Why? Because these polices are the manifestation of a deep-seated ideological project (neo-liberalism) that has at it’s core the redistribution (rather than generation) of wealth and income to an elite. The primary mechanism for achieving this is what David Harvey calls ‘accumulation by dispossession’ – something which has been happening in the “background”, as it were in this country since the 1980s, although more explictily pursued elsewhere (e.g. Argentina, China, Mexico, etc, etc). I quote (the last sentence is particularly pertinent re the actions of ConDem government):
‘…accumulation by dispossesion. By this I mean the continuation and proliferation of accumulation practices that Marx had treated as “primitive” or “original” during the rise of capitalism. These include the commodification and privitization of land and the forceful expulsion of peasant populations (…China and Mexico); conversion of various forms of property rights (common, collective, state, etc) into exclusive private property rights (most spectacularly represented by China); suppression of rights to the commons; commodification of labour power and the suppression of alternative (indigenous) forms of production and consumption; colonial, neocolonial, and imperial processes of appropraition of assets (including natural resources); monetization of exchange and taxation, particualrly of land; the slave trade (which continues particularly in the sex industry); and usuary, the national debt and, most devastating of all, the use of the credit system as a radical means of accumulation by dispossession. The state, with its monopoly of violence and definitions of legality, plays a crucial role in both backing and promoting these processes.’
Harvey, D. (2005) A Brief History of Neoliberalism.
As elsewhere in the world over the last 30 years (or more), once in power those of a neoliberal bent (in politics, media, etc) will not easily – if at all – give up on this project.

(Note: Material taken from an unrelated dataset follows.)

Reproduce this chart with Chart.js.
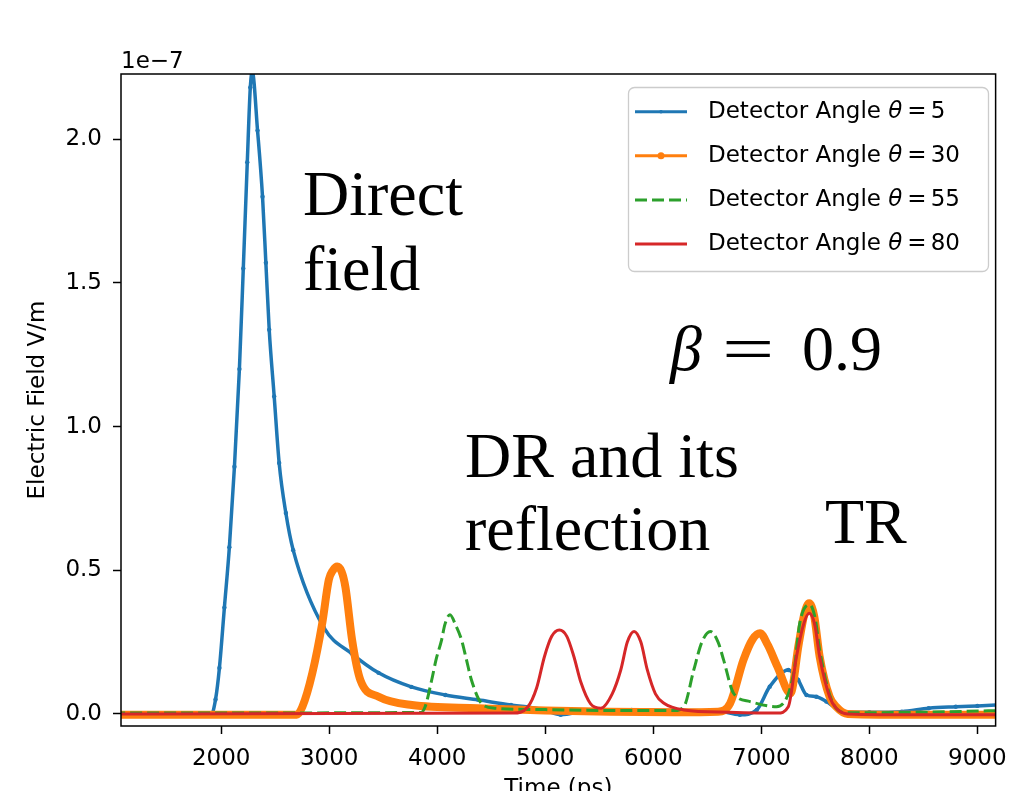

Should have checked for errors before posting. That should have read ‘policies’ and ‘its’, of course.
@Ivan Horrocks
I agree
We’re talking challenging those who are trying to enclose the commonwealth of public good here
They won’t give up lightly
@Richard Murphy
So it hasn’t “been shown”, then?
Following up on the comment about ARC earlier, the link below contains another link to the ARC report “Being Bold”, published earlier this week:
http://www.fda.org.uk/Media/Union-launches-radical-report-on-tackling-public-debt.aspx
How much more money do you print when you have already printed trillions of it? How much more do you spend when the deficit is already beyond $2 trillion?